Ottawa- The Bank of Canada has decided to hold its key overnight interest rate at 2.25%, citing ongoing global uncertainty driven by the escalating Middle East conflict and shifting U.S. trade policies.
In its latest update, the central bank acknowledged that the war involving Iran has triggered a surge in global energy prices and disrupted transportation networks, contributing to higher inflation worldwide. While oil-exporting countries like Canada may benefit from increased revenues, consumers are facing higher gasoline costs.
Inflation in Canada rose to 2.4% in March and is expected to climb to around 3% in April, largely driven by rising fuel prices. However, the Bank noted that core inflation remains just above 2%, and long-term inflation expectations are still stable.
Economic growth in Canada is projected to remain modest, with GDP expected to increase by 1.2% in 2026 before gradually improving in the following years. The labour market remains soft, with unemployment hovering between 6.5% and 7%, and housing activity continues to be constrained by affordability challenges and slower population growth.
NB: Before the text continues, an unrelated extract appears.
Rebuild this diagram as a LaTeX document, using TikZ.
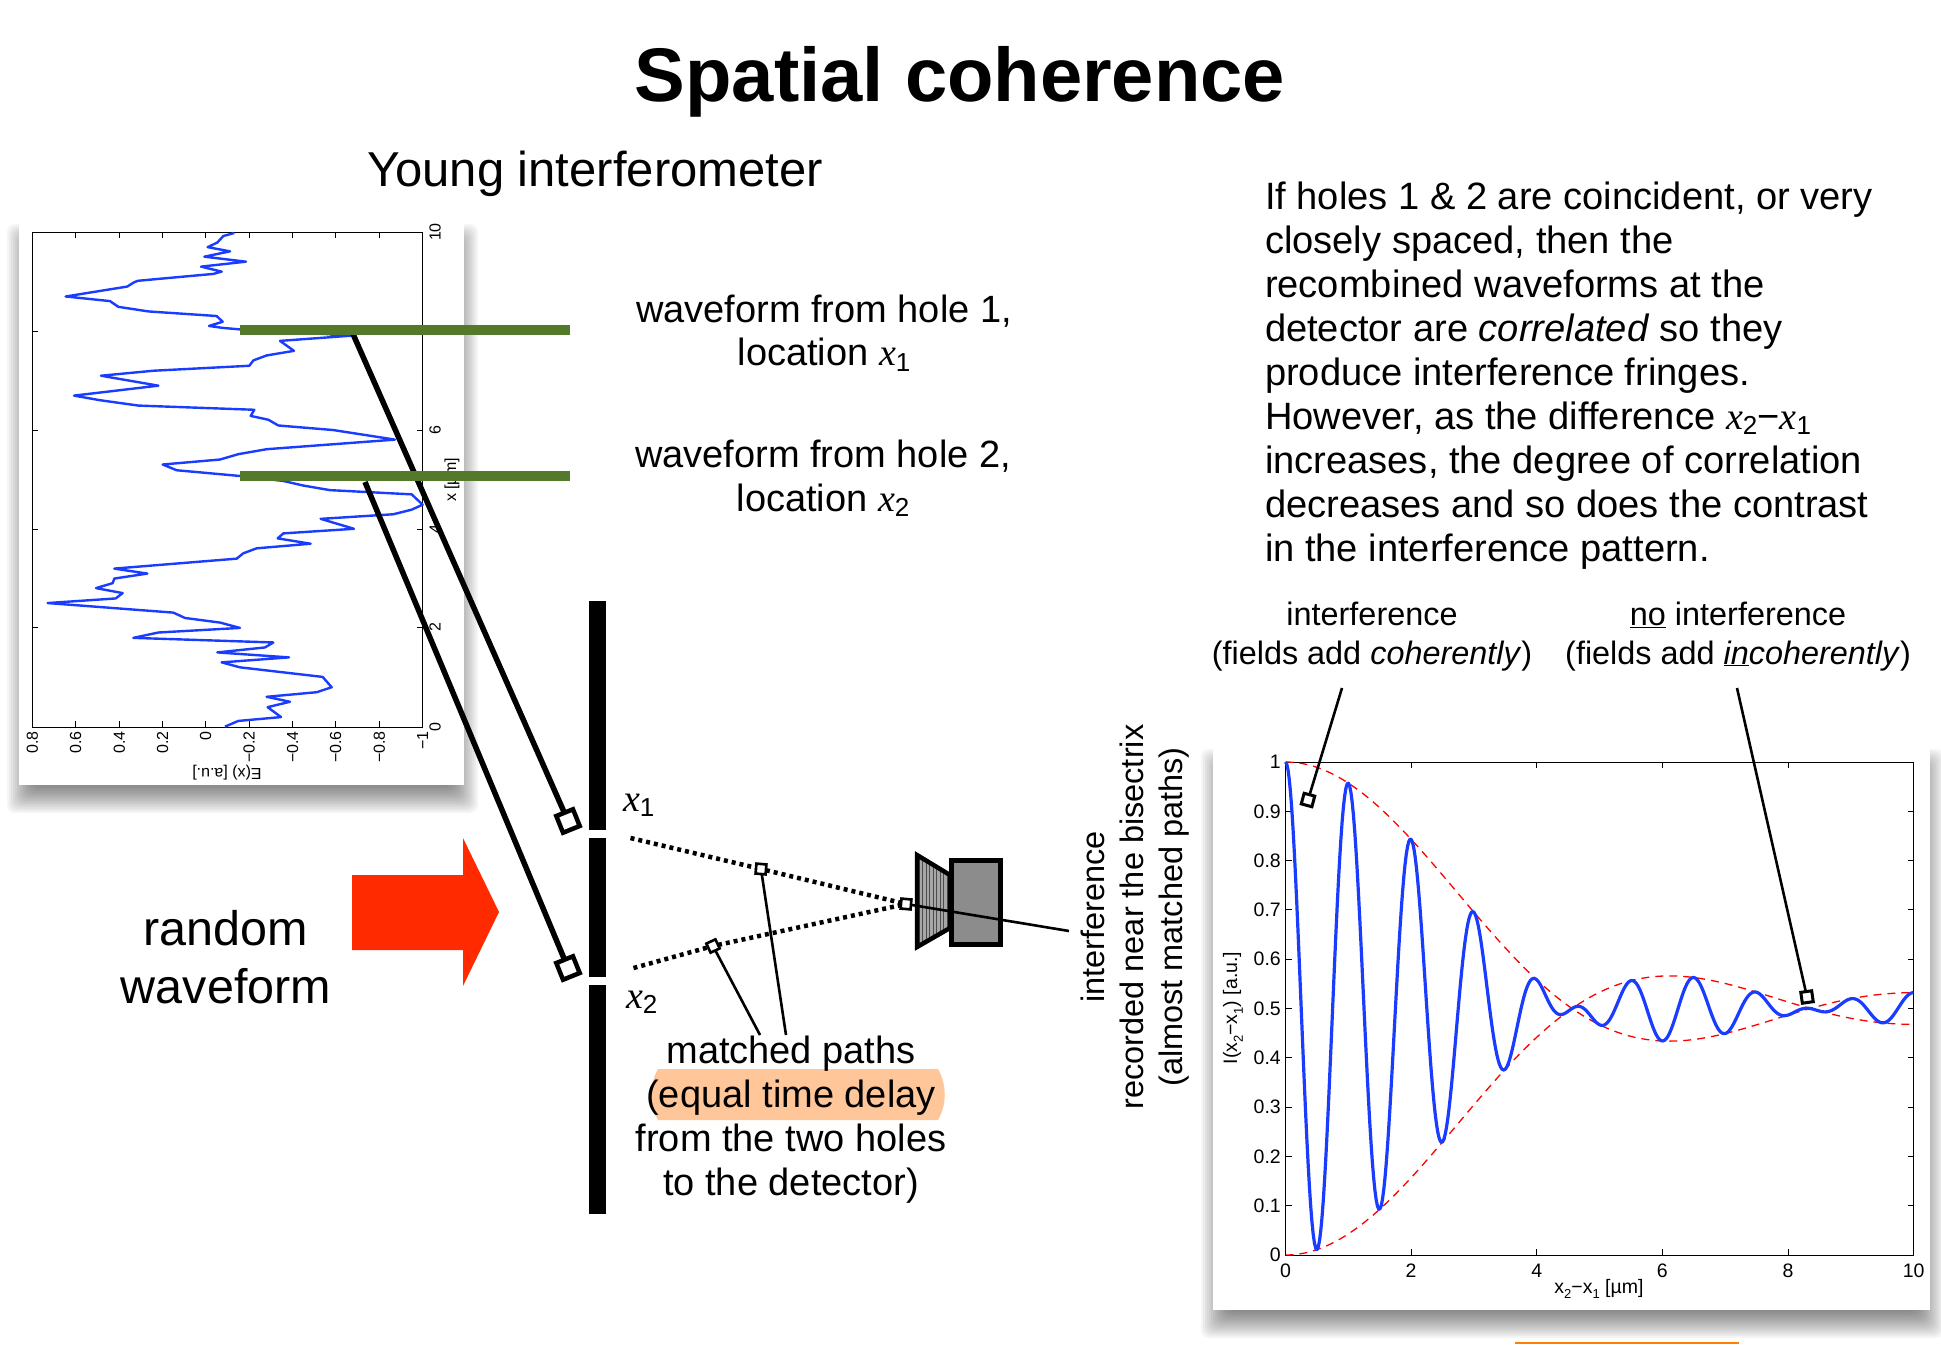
\documentclass[tikz,border=0pt]{standalone}
\usepackage{fontspec}
\setmainfont{Liberation Sans}
\newfontfamily\tfam{Liberation Serif}
\newcommand\xs[1]{{\tfam\itshape x}\raisebox{-.15em}{\fontsize{26}{26}\selectfont #1}}
\newcommand\sbx[1]{\raisebox{-.3em}{\fontsize{13}{13}\selectfont #1}}
\newcommand\softshadow[4]{%
  \foreach \k in {0,2,...,26}{
    \fill[black,opacity=.04,rounded corners=8pt]
      ({#1-12+\k},{#2+4+\k}) rectangle ({#3+14-\k},{#4+28-\k});
  }
}
\definecolor{barg}{HTML}{54792B}
\definecolor{cblue}{HTML}{1A3CFF}
\definecolor{arrred}{HTML}{FF2A00}
\definecolor{hl}{HTML}{FFC69A}
\definecolor{botor}{HTML}{FF7F00}
\tikzset{
  declare function={
    bnear(\t)=2*(0.5+\t*(-0.56249985+\t*(0.21093573+\t*(-0.03954289+\t*(0.00443319+\t*(-0.00031761+\t*0.00001109))))));
    bfarf(\v)=0.79788456+\v*(0.00000156+\v*(0.01659667+\v*(0.00017105+\v*(-0.00249511+\v*(0.00113653-\v*0.00020033)))));
    bfart(\v)=\v*(0.12499612+\v*(0.0000565+\v*(-0.00637879+\v*(0.00074348+\v*(0.00079824-\v*0.00029166)))));
    bfar(\u)=2/\u/sqrt(\u)*bfarf(3/\u)*cos(deg(\u-2.35619449+bfart(3/\u)));
    gam(\x)=(\x*0.84<3)?bnear((min(\x*0.84,3)/3)^2):bfar(max(\x*0.84,3));
  },
  lbl/.style={inner sep=0pt,outer sep=0pt,anchor=base},
  body/.style={lbl,align=center,font=\fontsize{38}{43.5}\selectfont},
  small/.style={lbl,align=center,font=\fontsize{32.4}{39}\selectfont},
  tickl/.style={inner sep=0pt,font=\fontsize{16}{16}\selectfont,rotate=90},
  tickr/.style={inner sep=0pt,font=\fontsize{19.5}{19.5}\selectfont},
  frameax/.style={draw=black,line width=1pt},
  tickmark/.style={draw=black,line width=1pt},
  greenbar/.style={fill=barg,draw=none},
  fat/.style={draw=black,line width=5.5pt},
  thinl/.style={draw=black,line width=2.6pt},
  dots/.style={draw=black,line width=4.5pt,dash pattern=on 4pt off 4pt},
  hole/.style={draw=black,fill=white,line width=4.5pt,minimum size=18pt,inner sep=0pt,outer sep=0pt},
  mini/.style={draw=black,fill=white,line width=2.6pt,minimum size=10pt,inner sep=0pt,outer sep=0pt},
  barrier/.style={fill=black,draw=none},
}
\begin{document}
\begin{tikzpicture}[x=1pt,y=-1pt]
\useasboundingbox (0,0) rectangle (1941,1344);
\fill[white] (0,0) rectangle (1941,1344);

% panels
\softshadow{19}{220}{464}{785}
\fill[white] (19,220) rectangle (464,785);
\softshadow{1213}{745}{1930}{1310}
\fill[white] (1213,745) rectangle (1930,1310);
\fill[botor] (1515,1342) rectangle (1739,1344);

% title
\node[lbl,font=\fontsize{76}{76}\selectfont\bfseries] (title) at (960,101) {Spatial coherence};
\node[lbl,font=\fontsize{49}{49}\selectfont] (young) at (595,186) {Young interferometer};

% left plot
\draw[frameax] (32.3,232) rectangle (422.7,727);
\foreach \x/\l [count=\n] in {32.3/0.8,75.7/0.6,119.3/0.4,162.7/0.2,205.7/0,249/−0.2,292.7/−0.4,335.7/−0.6,379.3/−0.8,422.7/−1}{
  \draw[tickmark] (\x,232) -- (\x,238);
  \draw[tickmark] (\x,727) -- (\x,721);
  \node[tickl,anchor=east] (le\n) at (\x,731) {\l};
}
\foreach \y/\l [count=\n] in {232/10,331/8,430/6,529/4,627/2,727/0}{
  \draw[tickmark] (32.3,\y) -- (38.3,\y);
  \draw[tickmark] (422.7,\y) -- (416.7,\y);
  \node[tickl,anchor=center] (lx\n) at (435,\y) {\l};
}
\node[tickl,rotate=90,anchor=center] (lxlab) at (227,773) {E(x) [a.u.]};
\node[tickl,anchor=center] (lylab) at (452,480) {x [µm]};
\begin{scope}[x=0.33333pt,y=-0.3827pt,yshift=-210pt]
\draw[cblue,line width=2.4pt,line join=round] (703,60)--(670,68)--(652,85)--(623,97)--(690,108)--(613,122)--(738,135)--(603,148)--(665,161)--(640,167)--(413,185)--(400,190)--(382,200)--(197,226)--(330,238)--(355,253)--(445,265)--(650,277)--(668,292)--(627,303)--(668,308)--(720,312)--(1060,328)--(840,342)--(882,368)--(800,380)--(760,393)--(748,407)--(460,420)--(303,433)--(475,459)--(222,485)--(300,497)--(415,511)--(763,522)--(752,538)--(805,548)--(835,563)--(1000,575)--(1185,600)--(800,625)--(715,638)--(660,652)--(488,665)--(530,680)--(720,695)--(850,708)--(910,720)--(990,732)--(1235,743)--(1268,770)--(1235,783)--(1180,795)--(962,807)--(1062,833)--(850,845)--(833,858)--(932,872)--(770,884)--(730,897)--(710,911)--(343,937)--(442,950)--(343,963)--(338,975)--(288,988)--(368,1001)--(347,1015)--(143,1027)--(520,1052)--(555,1066)--(660,1078)--(720,1092)--(475,1104)--(400,1118)--(820,1130)--(795,1143)--(652,1156)--(867,1169)--(665,1182)--(720,1195)--(968,1220)--(995,1247)--(950,1260)--(800,1272)--(870,1285)--(803,1299)--(843,1325)--(715,1335)--(675,1350);
\end{scope}

% barrier
\fill[barrier] (589,601) rectangle (606,830);
\fill[barrier] (589,838) rectangle (606,977);
\fill[barrier] (589,985) rectangle (606,1214);

% hole markers and long lines
\coordinate (c1) at (353,334);
\coordinate (c2) at (365,482);
\node[hole,rotate=22] (h1) at (568,821) {};
\node[hole,rotate=22] (h2) at (568,968) {};
\draw[fat] (c1) -- (h1);
\draw[fat] (c2) -- (h2);

% green bars
\fill[greenbar] (240,325) rectangle (570,335);
\fill[greenbar] (240,471) rectangle (570,481);

% labels top
\node[body] (w1) at (824,365.5) {waveform from hole 1,\\location \xs{1}};
\node[body] (w2) at (823,511) {waveform from hole 2,\\location \xs{2}};
\node[lbl,anchor=base west,align=left,font=\fontsize{38.1}{43.95}\selectfont] (para) at (1265,561) {If holes 1 \& 2 are coincident, or very\\closely spaced, then the\\recombined waveforms at the\\detector are \textit{correlated} so they\\produce interference fringes.\\However, as the difference \xs{2}−\xs{1}\\increases, the degree of correlation\\decreases and so does the contrast\\in the interference pattern.};

% x labels
\node[lbl,anchor=base west,font=\fontsize{38}{38}\selectfont] (x1) at (623,811) {\xs{1}};
\node[lbl,anchor=base west,font=\fontsize{38}{38}\selectfont] (x2) at (626,1008) {\xs{2}};

% random waveform
\fill[arrred] (352,875) -- (463,875) -- (463,838) -- (499,912) -- (463,986) -- (463,950) -- (352,950) -- cycle;
\node[lbl,align=center,font=\fontsize{48.5}{58}\selectfont] (rand) at (226,1003) {random\\waveform};

% detector
\coordinate (t0) at (906,904);
\begin{scope}
\clip (917,855) -- (950,875) -- (950,928) -- (917,947) -- cycle;
\fill[gray!70] (915,850) rectangle (952,950);
\foreach \q in {919,922.5,...,950}{\draw[black!70,line width=1pt] (\q,850) -- (\q,950);}
\end{scope}
\draw[black,line width=4.5pt,miter limit=10] (917,855) -- (950,875) -- (950,928) -- (917,947) -- cycle;
\filldraw[fill=black!45,draw=black,line width=5.5pt] (951.5,860.5) rectangle (1000.5,944.5);

% dotted paths
\coordinate (d1) at (630.5,838);
\coordinate (d2) at (633.5,968);
\node[mini,rotate=-5] (m1) at (761,869) {};
\node[mini,rotate=25] (m2) at (713,946) {};
\node[mini,rotate=-5] (tp) at (t0) {};
\draw[dots] (d1) -- (m1) -- (tp);
\draw[dots] (d2) -- (m2) -- (tp);

% highlight + text
\fill[hl] (658,1069) -- (938,1069) .. controls (947,1085) and (947,1104) .. (938,1120) -- (658,1120) .. controls (649,1104) and (649,1085) .. (658,1069) -- cycle;
\node[lbl,align=center,font=\fontsize{38}{43.7}\selectfont] (matched) at (791,1195) {matched paths\\(equal time delay\\from the two holes\\to the detector)};
\coordinate (mt1) at (786,1035);
\coordinate (mt2) at (760,1035);
\draw[thinl] (m1) -- (mt1);
\draw[thinl] (m2) -- (mt2);
\coordinate (il) at (1069,931);
\draw[thinl] (tp) -- (il);

% rotated labels
\node[lbl,rotate=90,align=center,font=\fontsize{32.5}{39}\selectfont,anchor=center] (rec) at (1135,917) {interference\\recorded near the bisectrix\\(almost matched paths)};

% small labels
\node[small] (inl) at (1372,664) {interference\\(fields add \textit{coherently})};
\node[small] (nol) at (1738,664) {\underline{no} interference\\(fields add \textit{\underline{in}coherently})};

% right plot
\draw[frameax] (1285.5,762) rectangle (1913.6,1255);
\foreach \i in {0,...,10}{
  \pgfmathsetmacro\yy{1255-49.3*\i}
  \draw[tickmark] (1285.5,\yy) -- (1291.5,\yy);
  \draw[tickmark] (1913.6,\yy) -- (1907.6,\yy);
}
\foreach \yy/\l [count=\n] in {1255/0,1205.7/0.1,1156.4/0.2,1107.1/0.3,1057.8/0.4,1008.5/0.5,959.2/0.6,909.9/0.7,860.6/0.8,811.3/0.9,762/1}{
  \node[tickr,anchor=east] (ry\n) at (1281,\yy) {\l};
}
\foreach \v/\l [count=\n] in {0/0,2/2,4/4,6/6,8/8,10/10}{
  \pgfmathsetmacro\xx{1285.5+62.81*\v}
  \draw[tickmark] (\xx,1255) -- (\xx,1249);
  \draw[tickmark] (\xx,762) -- (\xx,768);
  \node[tickr,anchor=base] (rx\n) at (\xx,1277) {\l};
}
\node[tickr,anchor=base] (rxlab) at (1599,1293) {x\sbx{2}−x\sbx{1} [µm]};
\node[tickr,rotate=90,anchor=base] (rylab) at (1237,1008) {I(x\sbx{2}−x\sbx{1}) [a.u.]};

\draw[red,line width=1.3pt,dash pattern=on 8pt off 6pt] plot[domain=0:10,samples=120,smooth] ({1285.5+62.81*\x},{1255-493*(0.5+0.5*gam(\x))});
\draw[red,line width=1.3pt,dash pattern=on 8pt off 6pt] plot[domain=0:10,samples=120,smooth] ({1285.5+62.81*\x},{1255-493*(0.5-0.5*gam(\x))});
\draw[cblue,line width=3.2pt,line join=round] plot[domain=0:10,samples=500] ({1285.5+62.81*\x},{1255-493*(0.5+0.5*gam(\x)*cos(360*\x))});

% callouts
\coordinate (ca) at (1342,688);
\coordinate (cb) at (1737,688);
\node[mini,line width=3pt,minimum size=11pt,rotate=-15] (sa) at (1308,800) {};
\node[mini,line width=3pt,minimum size=11pt,rotate=8] (sb) at (1807,997) {};
\draw[thinl] (ca) -- (sa);
\draw[thinl] (cb) -- (sb);
\end{tikzpicture}
\end{document}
Globally, the economy is forecast to grow by about 3% annually through 2028, though risks remain elevated due to geopolitical tensions and trade uncertainties. The United States is expected to maintain solid growth, while higher energy costs may weigh on economic activity in Europe.
The Bank emphasized it is closely monitoring developments and stands ready to adjust monetary policy if inflationary pressures become more persistent. Officials reiterated their commitment to maintaining price stability and supporting economic confidence during a period of global volatility.

Rupinder Mann says
Unemployment data remains on a higher side.
Growth projections seems promising if achieved.